Aún no tenías ojos cuando empecé a quererte. Apenas podías escuchar el latido de tu madre, y tu rostro se comenzaba a formar, te conocía solo por tu nombre. Y para entonces ya te amaba.
Te empecé a amar desde la imaginación, como se aman a los personajes de los libros, como se aman los seres fantásticos y los superhéroes, como se aman las leyendas y los cuentos, como se aman todos esos nombres con los que secretamente ordenan nuestros días: los espíritus y los dioses pequeños, los fantasmas de nuestros antepasados, las voces que nos susurran para enfrentarnos a tamaña vida.

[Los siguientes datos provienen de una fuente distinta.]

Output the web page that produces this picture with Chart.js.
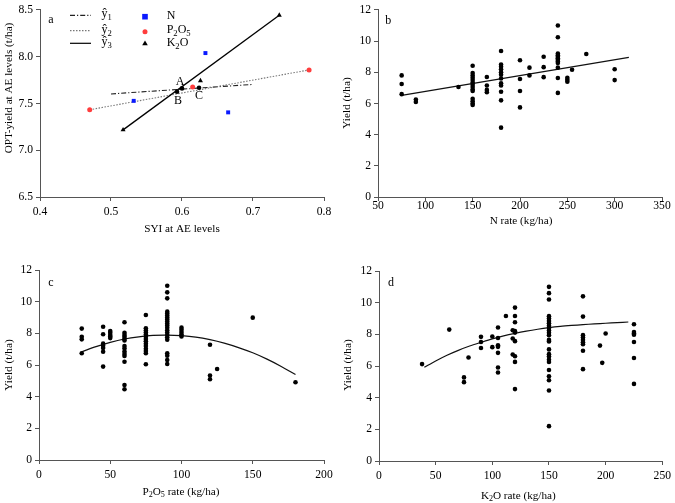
<!DOCTYPE html>
<html>
<head>
<meta charset="utf-8">
<script src="https://cdn.jsdelivr.net/npm/chart.js@4.4.1/dist/chart.umd.min.js"></script>
<style>
  html, body { margin: 0; padding: 0; background: #fff; }
  #wrap { position: relative; width: 675px; height: 503px; }
  canvas { position: absolute; }
</style>
</head>
<body>
<div id="wrap">
  <canvas id="pa" width="337" height="250" style="left:0;top:0"></canvas>
  <canvas id="pb" width="338" height="250" style="left:337px;top:0"></canvas>
  <canvas id="pc" width="337" height="253" style="left:0;top:250px"></canvas>
  <canvas id="pd" width="338" height="253" style="left:337px;top:250px"></canvas>
</div>
<script>
// ---- panel a: SYI vs OPT-yield at AE levels
const syiN = [0.532, 0.633, 0.665];
const optN = [7.528, 8.039, 7.405];
const syiP = [0.470, 0.615, 0.779];
const optP = [7.433, 7.676, 7.859];
const syiK = [0.517, 0.626, 0.737];
const optK = [7.218, 7.743, 8.444];
const yhat1X = [0.50, 0.70];
const yhat1Y = [7.602, 7.704];
const yhat2X = [0.47, 0.779];
const yhat2Y = [7.433, 7.859];
const yhat3X = [0.517, 0.737];
const yhat3Y = [7.218, 8.444];
const crossLabels = ['A', 'B', 'C'];
const crossX = [0.600, 0.593, 0.624];
const crossY = [7.661, 7.625, 7.669];

// ---- panel b: N rate vs yield (values grouped by rate)
const nRates = [75, 90, 135, 150, 165, 180, 200, 210, 225, 240, 250, 255, 270, 300];
const nYields = [
    [7.8, 7.25, 6.6],
    [6.25, 6.1],
    [7.06],
    [8.42, 7.95, 7.8, 7.65, 7.5, 7.35, 7.2, 7.05, 6.9, 6.8, 6.3, 6.15, 6.0, 5.9],
    [7.7, 7.15, 6.87, 6.72],
    [9.37, 8.5, 8.35, 8.2, 8.0, 7.85, 7.6, 7.3, 7.15, 6.75, 6.2, 4.45],
    [8.77, 7.57, 6.8, 5.75],
    [8.3, 7.8],
    [9.0, 8.33, 7.69],
    [11.0, 10.25, 9.2, 9.1, 9.0, 8.9, 8.8, 8.7, 8.6, 8.3, 7.63, 6.68],
    [7.65, 7.52, 7.4],
    [8.16],
    [9.17],
    [8.2, 7.5]
];
const nFitX = [75, 315];
const nFitY = [6.52, 8.96];

// ---- panel c: P2O5 rate vs yield
const pRates = [30, 45, 50, 60, 75, 90, 100, 120, 125, 150, 180];
const pYields = [
    [8.3, 7.78, 7.62, 6.74],
    [8.42, 7.94, 7.35, 7.22, 7.08, 6.84, 5.9],
    [8.15, 8.03, 7.9, 7.8, 7.7],
    [8.7, 8.04, 7.9, 7.78, 7.66, 7.55, 7.2, 7.05, 6.85, 6.7, 6.57, 6.21, 4.74, 4.47],
    [9.16, 8.32, 8.18, 8.05, 7.92, 7.78, 7.64, 7.5, 7.35, 7.2, 7.02, 6.88, 6.74, 6.05],
    [11.01, 10.59, 10.21, 9.37, 9.25, 9.12, 9.0, 8.88, 8.75, 8.62, 8.5, 8.35, 8.2, 8.05, 7.9, 7.75, 7.6, 6.74, 6.59, 6.32, 6.06],
    [8.36, 8.22, 8.08, 7.95, 7.8],
    [7.28, 5.33, 5.1],
    [5.75],
    [8.99],
    [4.91]
];
const pFitX = [30, 40, 50, 60, 70, 80, 90, 100, 110, 120, 130, 140, 150, 160, 170, 180];
const pFitY = [6.84, 7.16, 7.43, 7.64, 7.78, 7.87, 7.89, 7.85, 7.76, 7.60, 7.38, 7.10, 6.77, 6.37, 5.91, 5.40];

// ---- panel d: K2O rate vs yield
const kRates = [38, 62, 75, 79, 90, 100, 105, 112, 118, 120, 150, 180, 195, 197, 200, 225];
const kYields = [
    [6.12],
    [8.3],
    [5.28, 4.98],
    [6.54],
    [7.84, 7.52, 7.14],
    [7.86, 7.19],
    [8.43, 7.77, 7.31, 7.21, 6.83, 5.91, 5.59],
    [9.16],
    [8.26, 7.74, 6.73],
    [9.69, 9.16, 8.76, 8.2, 8.11, 7.57, 6.62, 6.26, 4.54],
    [11.0, 10.6, 10.2, 9.15, 9.0, 8.85, 8.7, 8.55, 8.4, 8.25, 8.1, 7.95, 7.65, 7.55, 7.05, 6.75, 6.6, 6.4, 6.25, 5.75, 5.35, 5.1, 4.45, 2.2],
    [10.4, 9.12, 7.95, 7.8, 7.65, 7.5, 7.38, 6.96, 5.8],
    [7.29],
    [6.2],
    [8.05],
    [8.64, 8.15, 8.05, 7.98, 7.52, 6.51, 4.87]
];
const kFitX = [40, 50, 60, 70, 80, 90, 100, 110, 120, 130, 140, 150, 160, 170, 180, 190, 200, 210, 220];
const kFitY = [5.92, 6.32, 6.68, 6.99, 7.26, 7.49, 7.71, 7.90, 8.06, 8.20, 8.32, 8.42, 8.50, 8.56, 8.61, 8.66, 8.70, 8.74, 8.78];

const FONT = '"Liberation Serif", "Times New Roman", "DejaVu Serif", serif';
const AXIS_COLOR = '#555';

function pairs(xs, ys) {
    return xs.map((x, i) => ({ x: x, y: ys[i] }));
}

function expand(rates, groups) {
    const pts = [];
    rates.forEach((r, i) => {
        groups[i].forEach(v => pts.push({ x: r, y: v }));
    });
    return pts;
}

// text with optional subscript pieces: parts = [[text, isSub], ...]
function drawRich(ctx, parts, x, y, size, align) {
    const subSize = size * 0.72;
    let w = 0;
    parts.forEach(p => {
        ctx.font = (p[1] ? subSize : size) + 'px ' + FONT;
        w += ctx.measureText(p[0]).width;
    });
    let cx = align === 'left' ? x : x - w / 2;
    parts.forEach(p => {
        ctx.font = (p[1] ? subSize : size) + 'px ' + FONT;
        ctx.fillText(p[0], cx, p[1] ? y + size * 0.3 : y);
        cx += ctx.measureText(p[0]).width;
    });
}

function decorPlugin(cfg) {
    return {
        id: 'decor',
        afterDraw(chart) {
            const ctx = chart.ctx;
            ctx.save();
            ctx.fillStyle = '#000';
            ctx.textBaseline = 'middle';
            drawRich(ctx, [[cfg.letter]], cfg.letterPos[0], cfg.letterPos[1], 12, 'center');
            drawRich(ctx, cfg.xTitle, cfg.xTitlePos[0], cfg.xTitlePos[1], 11.2, 'center');
            ctx.save();
            ctx.translate(cfg.yTitlePos[0], cfg.yTitlePos[1]);
            ctx.rotate(-Math.PI / 2);
            drawRich(ctx, cfg.yTitle, 0, 0, 11.2, 'center');
            ctx.restore();
            if (cfg.extra) cfg.extra(chart, ctx);
            ctx.restore();
        }
    };
}

function scaleOpts(min, max, step, fix, box, digits, pad) {
    return {
        type: 'linear',
        min: min,
        max: max,
        ticks: {
            stepSize: step,
            color: '#000',
            padding: pad,
            font: { family: FONT, size: 11.6 },
            callback: v => digits ? Number(v).toFixed(digits) : String(Math.round(v))
        },
        grid: {
            display: true,
            drawOnChartArea: false,
            drawTicks: true,
            tickLength: 4,
            color: AXIS_COLOR
        },
        border: { display: true, color: AXIS_COLOR, width: 1 },
        title: { display: false },
        afterFit(s) {
            if (fix === 'w') s.width = box; else s.height = box;
        }
    };
}

function makeChart(id, datasets, area, xs, ys, decor) {
    const el = document.getElementById(id);
    return new Chart(el.getContext('2d'), {
        type: 'scatter',
        data: { datasets: datasets },
        options: {
            responsive: false,
            animation: false,
            events: [],
            layout: {
                autoPadding: false,
                padding: { left: 0, top: area.top, right: area.right, bottom: 0 }
            },
            plugins: { legend: { display: false }, tooltip: { enabled: false } },
            scales: {
                x: scaleOpts(xs.min, xs.max, xs.step, 'h', area.xh, xs.digits, xs.pad),
                y: scaleOpts(ys.min, ys.max, ys.step, 'w', area.yw, ys.digits, 3)
            }
        },
        plugins: [decorPlugin(decor)]
    });
}

function dotSet(points) {
    return {
        data: points,
        pointRadius: 2.3,
        pointBackgroundColor: '#000',
        pointBorderWidth: 0,
        showLine: false
    };
}

function fitSet(xs, ys, tension) {
    return {
        data: pairs(xs, ys),
        showLine: true,
        pointRadius: 0,
        borderColor: '#111',
        borderWidth: 1.2,
        tension: tension,
        fill: false
    };
}

// ---- panel a
makeChart('pa', [
    { data: pairs(syiN, optN), pointStyle: 'rect', pointRadius: 2.8, pointBackgroundColor: '#0a1aff', pointBorderWidth: 0, showLine: false },
    { data: pairs(syiP, optP), pointStyle: 'circle', pointRadius: 2.5, pointBackgroundColor: '#ff3d3d', pointBorderWidth: 0, showLine: false },
    { data: pairs(syiK, optK), pointStyle: 'triangle', pointRadius: 2.9, pointBackgroundColor: '#000', pointBorderWidth: 0, showLine: false },
    { data: pairs(crossX, crossY), pointRadius: 2.3, pointBackgroundColor: '#000', pointBorderWidth: 0, showLine: false },
    { data: pairs(yhat3X, yhat3Y), showLine: true, pointRadius: 0, borderColor: '#000', borderWidth: 1.3 },
    { data: pairs(yhat2X, yhat2Y), showLine: true, pointRadius: 0, borderColor: '#777', borderWidth: 1.1, borderDash: [1.5, 1.5] },
    { data: pairs(yhat1X, yhat1Y), showLine: true, pointRadius: 0, borderColor: '#222', borderWidth: 1.1, borderDash: [5, 2, 1.2, 2] }
], { top: 7, right: 13, xh: 53, yw: 40 },
   { min: 0.4, max: 0.8, step: 0.1, digits: 1, pad: 4 },
   { min: 6.5, max: 8.5, step: 0.5, digits: 1 },
   {
       letter: 'a', letterPos: [51, 20],
       xTitle: [['SYI at AE levels']], xTitlePos: [182, 229],
       yTitle: [['OPT-yield at AE levels (t/ha)']], yTitlePos: [9, 88],
       extra(chart, ctx) {
           const xs = chart.scales.x, ys = chart.scales.y;
           const offs = [[-2, -7], [1, 9], [0, 8]];
           crossLabels.forEach((t, i) => {
               drawRich(ctx, [[t]], xs.getPixelForValue(crossX[i]) + offs[i][0],
                   ys.getPixelForValue(crossY[i]) + offs[i][1], 12, 'center');
           });
           // legend
           const rows = [15.3, 30.7, 43.3];
           const styles = [
               { c: '#222', d: [5, 2, 1.2, 2] },
               { c: '#777', d: [1.5, 1.5] },
               { c: '#000', d: [] }
           ];
           rows.forEach((y, i) => {
               ctx.save();
               ctx.strokeStyle = styles[i].c;
               ctx.lineWidth = 1.2;
               ctx.setLineDash(styles[i].d);
               ctx.beginPath();
               ctx.moveTo(70, y);
               ctx.lineTo(91, y);
               ctx.stroke();
               ctx.restore();
               drawRich(ctx, [['ŷ'], [String(i + 1), 1]], 101.5, y - 1, 12, 'left');
           });
           const mx = 145;
           ctx.fillStyle = '#0a1aff';
           ctx.fillRect(mx - 2.8, 16.7 - 2.8, 5.6, 5.6);
           ctx.fillStyle = '#ff3d3d';
           ctx.beginPath();
           ctx.arc(mx, 31.7, 2.5, 0, Math.PI * 2);
           ctx.fill();
           ctx.fillStyle = '#000';
           ctx.beginPath();
           ctx.moveTo(mx, 40.5);
           ctx.lineTo(mx + 2.8, 45.3);
           ctx.lineTo(mx - 2.8, 45.3);
           ctx.closePath();
           ctx.fill();
           drawRich(ctx, [['N']], 166.7, 16, 12, 'left');
           drawRich(ctx, [['P'], ['2', 1], ['O'], ['5', 1]], 166.7, 30, 12, 'left');
           drawRich(ctx, [['K'], ['2', 1], ['O']], 166.7, 43, 12, 'left');
       }
   });

// ---- panel b
makeChart('pb', [
    dotSet(expand(nRates, nYields)),
    fitSet(nFitX, nFitY, 0)
], { top: 7, right: 13, xh: 53, yw: 41 },
   { min: 50, max: 350, step: 50, digits: 0, pad: -2 },
   { min: 0, max: 12, step: 2, digits: 0 },
   {
       letter: 'b', letterPos: [51.3, 20.7],
       xTitle: [['N rate (kg/ha)']], xTitlePos: [184, 221],
       yTitle: [['Yield (t/ha)']], yTitlePos: [9.7, 103]
   });

// ---- panel c
makeChart('pc', [
    dotSet(expand(pRates, pYields)),
    fitSet(pFitX, pFitY, 0.3)
], { top: 20, right: 13, xh: 43, yw: 39 },
   { min: 0, max: 200, step: 50, digits: 0, pad: 4 },
   { min: 0, max: 12, step: 2, digits: 0 },
   {
       letter: 'c', letterPos: [51, 33.3],
       xTitle: [['P'], ['2', 1], ['O'], ['5', 1], [' rate (kg/ha)']], xTitlePos: [181, 241.7],
       yTitle: [['Yield (t/ha)']], yTitlePos: [9.3, 115]
   });

// ---- panel d
makeChart('pd', [
    dotSet(expand(kRates, kYields)),
    fitSet(kFitX, kFitY, 0.3)
], { top: 21, right: 12, xh: 42, yw: 42 },
   { min: 0, max: 250, step: 50, digits: 0, pad: 4 },
   { min: 0, max: 12, step: 2, digits: 0 },
   {
       letter: 'd', letterPos: [54, 33.3],
       xTitle: [['K'], ['2', 1], ['O rate (kg/ha)']], xTitlePos: [181.3, 245.7],
       yTitle: [['Yield (t/ha)']], yTitlePos: [11.3, 115]
   });
</script>
</body>
</html>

No existías, o sí, porque la existencia la certifica el tacto, la presencia, la mirada, las palabras y tú aún no podías tocarnos, vernos, abrazarnos.
No eres, no estás aquí y sin embargo te tengo presente cada día, cada momento de mi vida. Me pregunto por tu voz, por los rasgos definitivos de tu rostro, por el color de tus ojos. Me asustan las enfermedades en las que todavía no has caído, los insultos que aún no has recibido, las frustraciones que todavía te quedan por vivir. Me asusta el padre que podría ser.
Cómo serás cuando estés aquí, cómo te amaré, si como eres ahora te quiero tanto.